Austrian parliament votes to ban glyphosate weedkiller
Lawmakers in Austria's lower house of parliament voted to ban all uses of controversial herbicide glyphosate on Tuesday, as the substance faces a slew of lawsuits in the US for potentially causing cancer.
"The scientific evidence of the plant poison's carcinogenic effect is increasing," the assembly's top social democrat, Pamela Rendi-Wagner, said in a statement.
"It is our responsibility to ban this poison from our environment," she added.
Glyphosate was originally developed by chemical giant Monsanto, a US company that became a subsidiary of Germany's Bayer last year. The herbicide first appeared on the market under the name of Roundup in 1974. The patent for it has since expired and various companies now produce glyphosate-based weedkillers under different names.
Billions in damages
Many experts warn that the substance has negative effects for human health. In 2015, the cancer research agency of the World Health Organization (WHO) found that glyphosate was "probably carcinogenic." This year's meta-study published in ScienceDirect claimed a "compelling link" between exposure to glyphosate and suffering from a non-Hodgkin's lymphoma, a cancer developing from a type of blood cells.
More than 13,000 people are currently in the process of claiming damages from Bayer in the US. The company was ordered to pay large damages in three cases before California courts in recent months, including over $2 billion (€1.8 billion) to a couple who claimed that exposure to the chemical gave them a non-Hodgkin's lymphoma. The verdicts are not final and Bayer is appealing all of them.
Bayer under fire
The company has maintained that glyphosate is not carcinogenic.
"The decision by the Austrian National Council contradicts extensive scientific results on glyphosate," Bayer said in a statement on Tuesday.

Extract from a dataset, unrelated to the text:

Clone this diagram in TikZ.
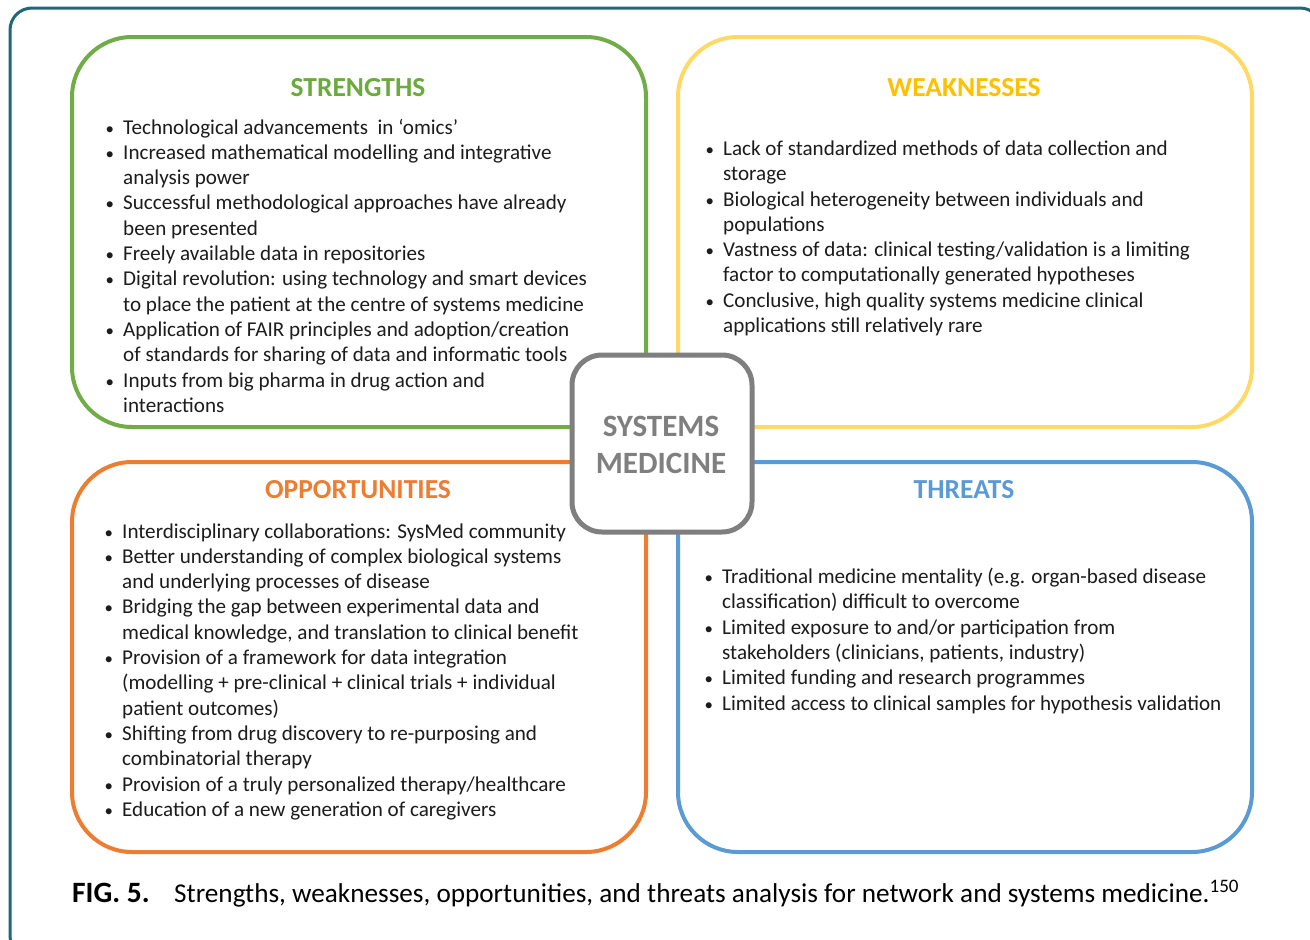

Unless Austria's upper house chooses to object the glyphosate ban, the bill will be signed into law by the country's president, Alexander Van der Bellen. This would make Austria the first EU country to take such a drastic step against the herbicide.
Slap in the face' for farmers
Austria is currently run by a provisional government, formed after then-Chancellor Sebastian Kurz, the leader of conservative Austrian People's Party (ÖVP), was ousted in May following a breakup with the Freedom Party (FPÖ). A new election is expected in September.
Both the anti-immigration FPÖ and liberal Neos party backed the ban in the Austrian parliament. However, the ÖVP slammed the decision as "pure populist" and a "slap in the face to farmers who are using the agent properly."
This ban would apparently clash with EU rules, as, in 2017, the bloc cleared the herbicide for use for the next five years. The EU relies on the European Food Safety Authority (EFSA) and the European Chemicals Agency which did not classify glyphosate as carcinogenic. However, reports from earlier this year indicated that some European regulators were copying and pasting from studies conducted by Monsanto itself.